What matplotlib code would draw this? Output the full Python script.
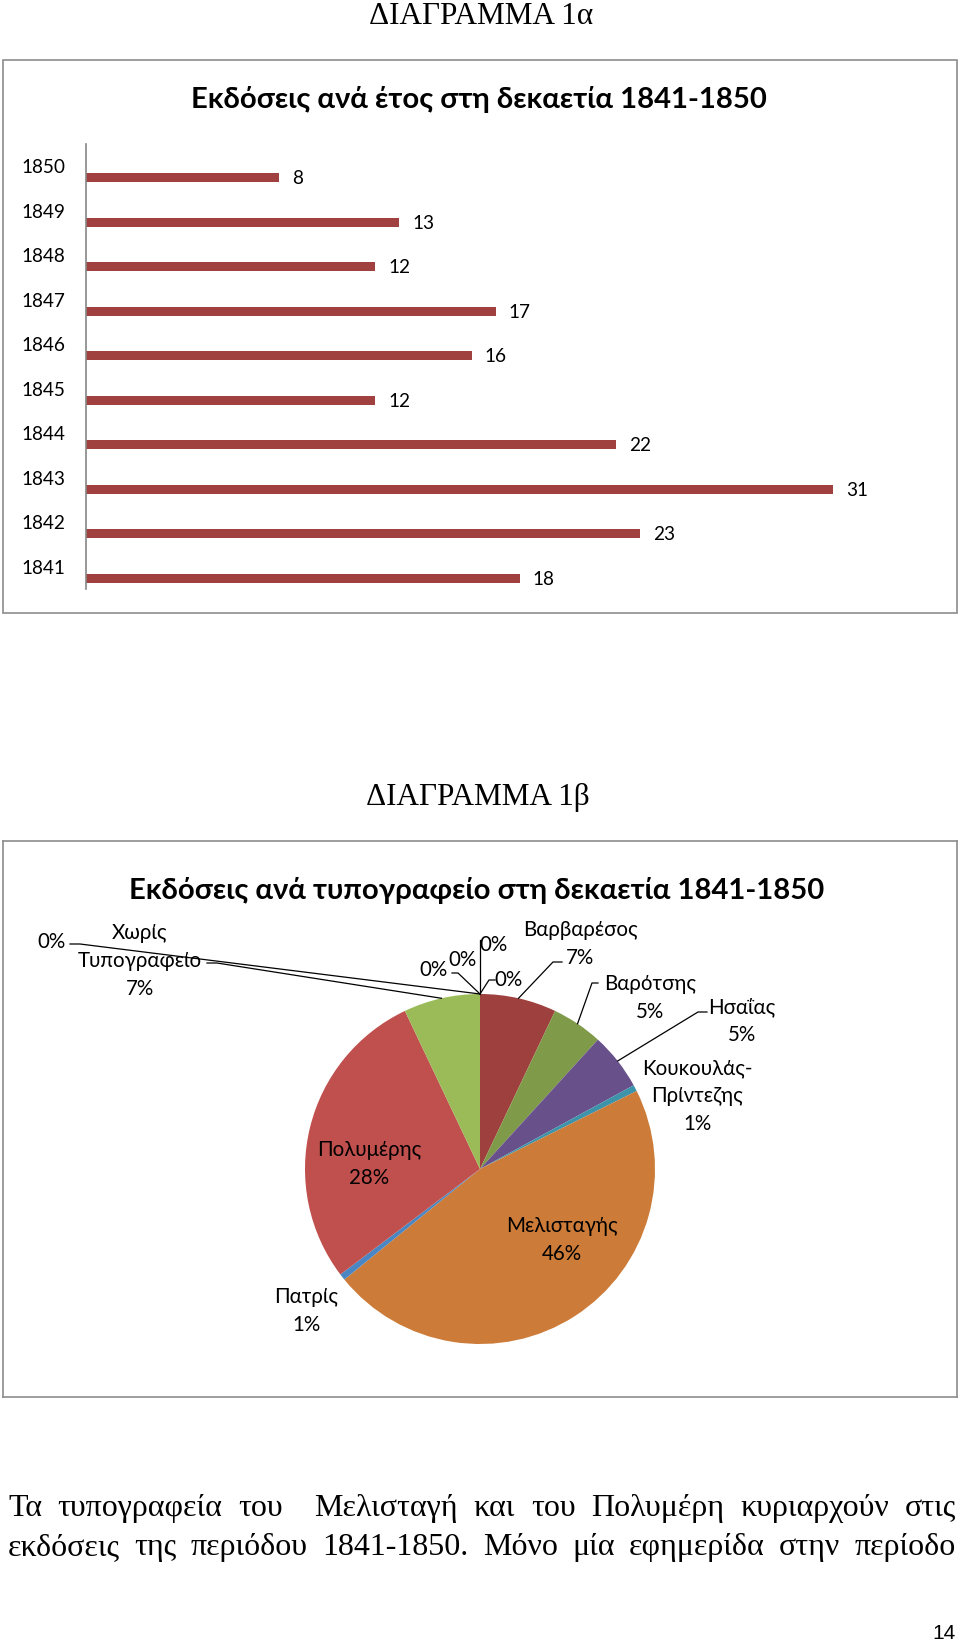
import numpy as np
import matplotlib
matplotlib.use('Agg')
import matplotlib.pyplot as plt
from matplotlib.patches import Rectangle
from matplotlib import font_manager as fm
from matplotlib.ft2font import FT2Font

# ---------------- data ----------------
years = ['1841', '1842', '1843', '1844', '1845', '1846', '1847', '1848', '1849', '1850']
counts = [18, 23, 31, 22, 12, 16, 17, 12, 13, 8]

printers = ['Βαρβαρέσος', 'Βαρότσης', 'Ησαΐας', 'Κουκουλάς-\nΠρίντεζης', 'Μελισταγής',
            'Πατρίς', 'Πολυμέρης', 'Χωρίς\nΤυπογραφείο', '', '', '', '', '']
printer_counts = [12, 8, 9, 1, 79, 1, 48, 12, 0, 0, 0, 0, 0]

title_a = 'ΔΙΑΓΡΑΜΜΑ 1α'
title_b = 'ΔΙΑΓΡΑΜΜΑ 1β'
chart_title_a = 'Εκδόσεις ανά έτος στη δεκαετία 1841-1850'
chart_title_b = 'Εκδόσεις ανά τυπογραφείο στη δεκαετία 1841-1850'
paragraph = ['Τα τυπογραφεία του  Μελισταγή και του Πολυμέρη κυριαρχούν στις',
             'εκδόσεις της περιόδου 1841-1850. Μόνο μία εφημερίδα στην περίοδο']
page_no = '14'

# ---------------- styles ----------------
BAR = '#A0403F'
pie_colors = ['#9E413E', '#7F9A48', '#68508A', '#3C93AA', '#CC7B38',
              '#4A86C2', '#C0504D', '#9BBB59', '#4F81BD', '#C0504D', '#9BBB59', '#8064A2', '#4BACC6']
BOX = '#8c8c8c'


def has_greek(fam):
    try:
        path = fm.findfont(fm.FontProperties(family=fam), fallback_to_default=False)
        return 0x3B1 in FT2Font(path).get_charmap()
    except Exception:
        return False


SANS = 'Lato' if has_greek('Lato') else 'Open Sans'
SERIF = 'Liberation Serif'

W, H = 960, 1643
fig = plt.figure(figsize=(W / 100, H / 100), dpi=100)
renderer = fig.canvas.get_renderer()


def fx(x):
    return x / W


def fy(y):
    return 1 - y / H


def fit(t, width):
    w = t.get_window_extent(renderer).width
    t.set_fontsize(t.get_fontsize() * width / w)
    return t


def fitted_size(s, width, **kw):
    t = fig.text(0, 0, s, fontsize=10, **kw)
    fit(t, width)
    fs = t.get_fontsize()
    t.remove()
    return fs


# ---------------- headings ----------------
fig.text(fx(481), fy(24), title_a, ha='center', va='baseline', fontsize=22.5, family=SERIF)
fig.text(fx(478), fy(805), title_b, ha='center', va='baseline', fontsize=22.5, family=SERIF)

# top box
fig.add_artist(Rectangle((fx(3), fy(613)), 954 / W, 553 / H, transform=fig.transFigure,
                         fill=False, edgecolor=BOX, lw=1.2))

t = fig.text(fx(479), fy(108), chart_title_a, ha='center', va='baseline',
             weight='bold', family=SANS, fontsize=10)
fit(t, 574)

# ---------------- bar chart ----------------
tick_fs = fitted_size('1850', 44, family=SANS)
ax1 = fig.add_axes([fx(86), fy(589), 843.5 / W, 445 / H])
ypos = np.arange(len(years))
bars = ax1.barh(ypos - 0.26, counts, height=0.2, color=BAR)
ax1.set_ylim(-0.5, len(years) - 0.5)
ax1.set_xlim(0, 35)
ax1.set_yticks(ypos)
ax1.set_yticklabels(years, fontsize=tick_fs, family=SANS)
ax1.tick_params(axis='y', length=0, pad=15)
ax1.set_xticks([])
for s in ['top', 'right', 'bottom']:
    ax1.spines[s].set_visible(False)
ax1.spines['left'].set_color('#868686')
ax1.spines['left'].set_linewidth(1.2)
ax1.patch.set_visible(False)
for b, v in zip(bars, counts):
    ax1.annotate(str(v), (v, b.get_y() + b.get_height() / 2), xytext=(9.4, -0.6),
                 textcoords='offset points', ha='left', va='center',
                 fontsize=tick_fs, family=SANS)

# ---------------- pie chart ----------------
CX, CY, R = 480, 1169, 175
ax2 = fig.add_axes([fx(3), fy(1397), 954 / W, 556 / H])
wedges, _ = ax2.pie(printer_counts, colors=pie_colors, startangle=90, counterclock=False,
                    radius=1, wedgeprops=dict(linewidth=0))
ax2.set_xlim((3 - CX) / R, (957 - CX) / R)
ax2.set_ylim(-(1397 - CY) / R, (CY - 841) / R)
ax2.set_aspect('auto')
ax2.set_frame_on(True)
for s in ax2.spines.values():
    s.set_color(BOX)
    s.set_linewidth(1.2)
ax2.set_xticks([])
ax2.set_yticks([])

fig.text(fx(477), fy(899), chart_title_b, ha='center', va='baseline',
         weight='bold', family=SANS, fontsize=10)
fit(fig.texts[-1], 695)


def d(xp, yp):
    return ((xp - CX) / R, (CY - yp) / R)


pie_fs = fitted_size('Μελισταγής', 112, family=SANS)
total = sum(printer_counts)

# label layout (pixel centres of first line) and leader-line elbows
label_pos = [(580, 930), (650, 984), (742, 1007), (697, 1068), (562, 1226), (306, 1297),
             (369, 1150), (140, 933), (52, 942), (433, 970), (462, 960), (493, 945), (508, 980)]
leaders = [[(562, 962), (553, 962)], [(598, 983), (592, 983)], [(707, 1012), (698, 1012)],
           None, None, None, None, [(207, 963), (217, 963)], [(70, 944), (80, 944)],
           [(452, 973), (458, 973)], None, [(480, 940)], [(495, 980), (489, 980)]]
PITCH = 28

for i, (w, name, v) in enumerate(zip(wedges, printers, printer_counts)):
    pct = f'{v / total * 100:.0f}%'
    lines = (name.split('\n') if name else []) + [pct]
    x0, y0 = label_pos[i]
    for k, ln in enumerate(lines):
        ax2.text(*d(x0, y0 + k * PITCH), ln, ha='center', va='center',
                 fontsize=pie_fs, family=SANS)
    if leaders[i]:
        th = np.deg2rad((w.theta1 + w.theta2) / 2)
        ax_pts = [d(*p) for p in leaders[i]] + [(np.cos(th), np.sin(th))]
        xs, ys = zip(*ax_pts)
        ax2.plot(xs, ys, color='black', lw=0.9, clip_on=False)

# ---------------- paragraph ----------------


def justify(line, y_base, x0=8, x1=956, fs=23):
    tokens = line.split(' ')
    texts, widths = [], []
    for tok in tokens:
        if tok:
            tt = fig.text(0, fy(y_base), tok, fontsize=fs, family=SERIF, va='baseline', ha='left')
            texts.append(tt)
            widths.append(tt.get_window_extent(renderer).width)
        else:
            texts.append(None)
            widths.append(0)
    gap = (x1 - x0 - sum(widths)) / (len(tokens) - 1)
    x = x0
    for tt, wd in zip(texts, widths):
        if tt is not None:
            tt.set_x(fx(x))
        x += wd + gap


justify(paragraph[0], 1516)
justify(paragraph[1], 1555)

fig.text(fx(956), fy(1639), page_no, ha='right', va='baseline', fontsize=15, family='Liberation Sans')

fig.savefig('out.png', dpi=100)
::::::
▶ [Problem details]:
Make a copy of each line that contains the string "matplotlib".

▶ [Reply]:
What matplotlib code would draw this? Output the full Python script.
import matplotlib
matplotlib.use('Agg')
import matplotlib.pyplot as plt
from matplotlib.patches import Rectangle
from matplotlib import font_manager as fm
from matplotlib.ft2font import FT2Font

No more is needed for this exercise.